Hexagonal magnetite in Algoma-type banded iron formations of the ca. 2.52 Ga Baizhiyan Formation, North China: Evidence for a green rust precursor?

Banded iron formations (BIFs) are iron-rich marine chemical sedimentary rocks, and their mineralogy and geochemistry can be used to gain insights into ancient ocean chemistry and biospheric evolution. Magnetite is the major iron-bearing mineral in many BIFs (particularly in the Archean) and is variably interpreted to be of primary, early diagenetic, or metamorphic origin. Different genetic interpretations for magnetite lead to divergent pictures of the Precambrian Earth system and its evolutionary models through time. The Baizhiyan Formation of the Neoarchean Wutai Group (Shanxi, North China) features magnetite-bearing, Algoma-type BIFs deposited ca. 2.52 Ga, in the lead-up to a major period of global iron formation deposition in the Paleoproterozoic. Abundant magnetite crystals found in the silica-rich bands of these BIFs show euhedral, hexagonal morphology. We suggest that this hexagonal magnetite likely represents pseudomorphs after green rust, a mixed-valence iron hydroxy-salt formed in the water column. The rare earth element composition of the BIFs shows negligible to slightly positive Ce anomalies (Ce-SN/Ce-SN* = 1.03 +/- 0.07), which is characteristic of a dominantly anoxic water column. The presence of positive Eu anomalies (Eu-SN/Eu-SN* <3.9) suggests a substantial influence from proximal hydrothermal fluids. The co-occurrence of siderite layers associated with the magnetite-bearing strata may indicate iron cycling associated with ferruginous bottom seawater conditions.

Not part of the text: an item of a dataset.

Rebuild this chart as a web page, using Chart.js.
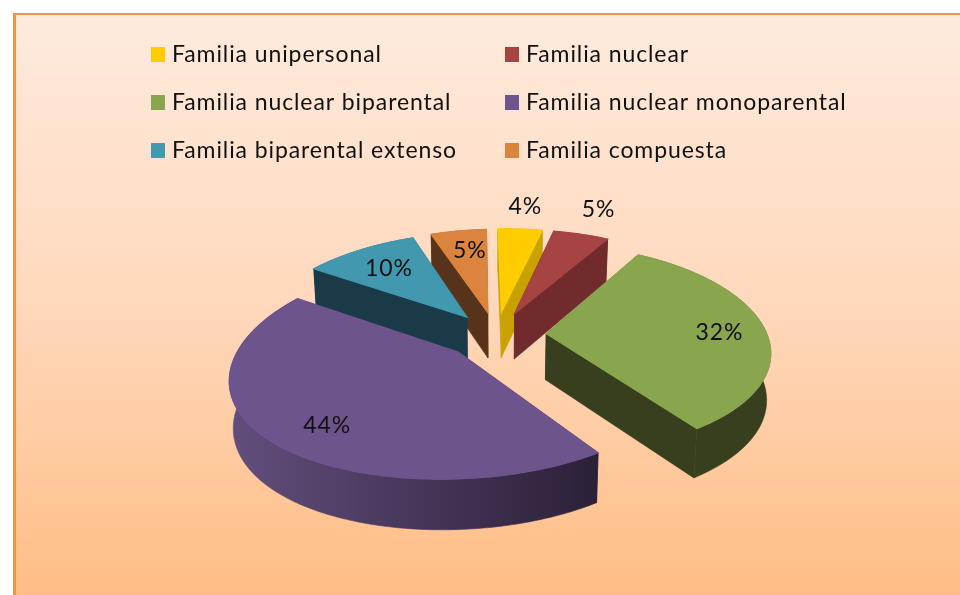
<!DOCTYPE html>
<html>
<head>
<meta charset="utf-8">
<style>html,body{margin:0;padding:0;background:#fff}canvas{display:block}</style>
<script src="https://cdn.jsdelivr.net/npm/chart.js@4"></script>
</head>
<body>
<canvas id="c" width="960" height="595"></canvas>
<script>
const categories = ["Familia unipersonal","Familia nuclear","Familia nuclear biparental","Familia nuclear monoparental","Familia biparental extenso","Familia compuesta"];
const values = [4,5,32,44,10,5];
const topColors = ["#FFCC00","#A54443","#89A54E","#6E548D","#4198AF","#DB843D"];
const sideColors = ["#C9A200","#722B2C","#383F1F","#4A3A60","#1A3A48","#56331A"];
const purpleSide = ["#624E7C","#2B2038"];

// perspective view of the pie plane
const view = {cx:496, cy:335, rx:218, ry:102, kx:0.185, ky:0.15, depth:46, taper:0.985, tilt:0.025, shear:0.03};
// label placement relative to each slice: radius factor and angle shift (degrees)
const labelRadius = [1.325,1.365,0.79,0.78,0.705,0.73];
const labelShift = [0,-0.6,2,-6,0,1.8];
const legendLayout = {cols:[151,505], rows:[47,95,143], box:[14,15], textGap:21};
const FONT = '23px Lato';

function project(X,Y,down){
  const bx = view.rx*X/(1+view.kx*Y), by = -view.ry*Y/(1+view.ky*Y);
  let sx = view.cx + bx + view.shear*by;
  let sy = view.cy + by - view.tilt*bx;
  if(down){ sx = view.cx + (sx-view.cx)*view.taper; sy += view.depth/Math.sqrt(1+view.ky*Y); }
  return [sx,sy];
}
function sliceGeom(arc){
  const p = arc.getProps(['startAngle','endAngle','outerRadius']);
  const mid = (p.startAngle+p.endAngle)/2;
  const e = (arc.options.offset||0)/p.outerRadius;
  return {a0:p.startAngle,a1:p.endAngle,mid,ox:e*Math.cos(mid),oy:-e*Math.sin(mid)};
}
function rim(g,n){
  const pts=[];
  for(let i=0;i<=n;i++){
    const a=g.a0+(g.a1-g.a0)*i/n;
    pts.push([g.ox+Math.cos(a), g.oy-Math.sin(a)]);
  }
  return pts;
}
function poly(ctx,pts,fill,lw){
  ctx.beginPath();
  pts.forEach((q,i)=> i?ctx.lineTo(q[0],q[1]):ctx.moveTo(q[0],q[1]));
  ctx.closePath();
  ctx.fillStyle=fill; ctx.fill();
  ctx.lineWidth=lw||0.6; ctx.strokeStyle=fill; ctx.stroke();
}
const pie3d = {
  id:'pie3d',
  beforeDraw(chart){
    const ctx=chart.ctx;
    ctx.save();
    ctx.fillStyle='#fff'; ctx.fillRect(0,0,960,595);
    const g=ctx.createLinearGradient(0,15,0,595);
    g.addColorStop(0,'#FEEBDD'); g.addColorStop(0.5,'#FFD8BC'); g.addColorStop(1,'#FFBD85');
    ctx.fillStyle='#F9933F'; ctx.fillRect(13,13,947,582);
    ctx.fillStyle=g; ctx.fillRect(16,15,944,580);
    ctx.restore();
  },
  beforeDatasetDraw(chart,args){
    const ctx=chart.ctx, arcs=args.meta.data;
    const order=arcs.map((a,i)=>({i,g:sliceGeom(a)})).sort((p,q)=>q.g.oy-p.g.oy);
    ctx.save();
    order.forEach(({i,g})=>{
      const n=Math.max(4,Math.ceil((g.a1-g.a0)*60));
      const r=rim(g,n), apex=[g.ox,g.oy];
      const t=r.map(q=>project(q[0],q[1],false)), b=r.map(q=>project(q[0],q[1],true));
      const at=project(apex[0],apex[1],false), ab=project(apex[0],apex[1],true);
      let side=sideColors[i];
      poly(ctx,[at,t[0],b[0],ab],side);
      poly(ctx,[at,t[n],b[n],ab],side);
      if(values[i]===Math.max(...values)){
        const xs=t.concat(b).map(q=>q[0]);
        const gr=ctx.createLinearGradient(Math.min(...xs),0,Math.max(...xs),0);
        gr.addColorStop(0,purpleSide[0]); gr.addColorStop(1,purpleSide[1]);
        side=gr;
      }
      poly(ctx,t.concat(b.slice().reverse()),side);
      poly(ctx,[at].concat(t),topColors[i],1.2);
    });
    ctx.restore();
    return false;
  },
  afterDatasetsDraw(chart){
    const ctx=chart.ctx, arcs=chart.getDatasetMeta(0).data;
    ctx.save();
    ctx.font=FONT; ctx.letterSpacing='0.9px'; ctx.fillStyle='#111'; ctx.textAlign='center'; ctx.textBaseline='middle';
    arcs.forEach((arc,i)=>{
      const g=sliceGeom(arc);
      const a=g.mid+labelShift[i]*Math.PI/180;
      const q=project(g.ox+labelRadius[i]*Math.cos(a), g.oy-labelRadius[i]*Math.sin(a), false);
      ctx.fillText(values[i]+'%',q[0],q[1]);
    });
    ctx.textAlign='left'; ctx.textBaseline='alphabetic';
    categories.forEach((lab,i)=>{
      const x=legendLayout.cols[i%2], y=legendLayout.rows[Math.floor(i/2)];
      ctx.fillStyle=topColors[i];
      ctx.fillRect(x,y,legendLayout.box[0],legendLayout.box[1]);
      ctx.fillStyle='#111';
      ctx.fillText(lab,x+legendLayout.textGap,y+15);
    });
    ctx.restore();
  }
};
new Chart(document.getElementById('c'),{
  type:'pie',
  data:{labels:categories,datasets:[{data:values,backgroundColor:topColors,borderWidth:0,offset:61.4}]},
  options:{responsive:false,animation:false,rotation:0,
    plugins:{legend:{display:false},tooltip:{enabled:false}}},
  plugins:[pie3d]
});
</script>
</body>
</html>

Geochemical signatures of the Baizhiyan BIFs are consistent with the interpretation that the magnetite was transformed from metastable green rust. This green rust could have formed via several processes, including the partial oxidation of Fe(II) by molecular oxygen/photoferrotrophs, the reaction of settling ferrihydrite with Fe(II)-rich hydrothermal fluids under anoxic conditions, or local dissimilatory iron reduction. In all cases, the contribution of primary green rust to BIF formation requires iron redox cycling, and similar pseudomorphs in the form of hexagonal magnetite may be more common in the geological record. Our findings support the models in which green rust was an important primary constituent of the Precambrian iron cycle, and the potential interactions of green rust with other elements (e.g., phosphorus) should be taken into consideration when reconstructing Precambrian biogeochemical cycles.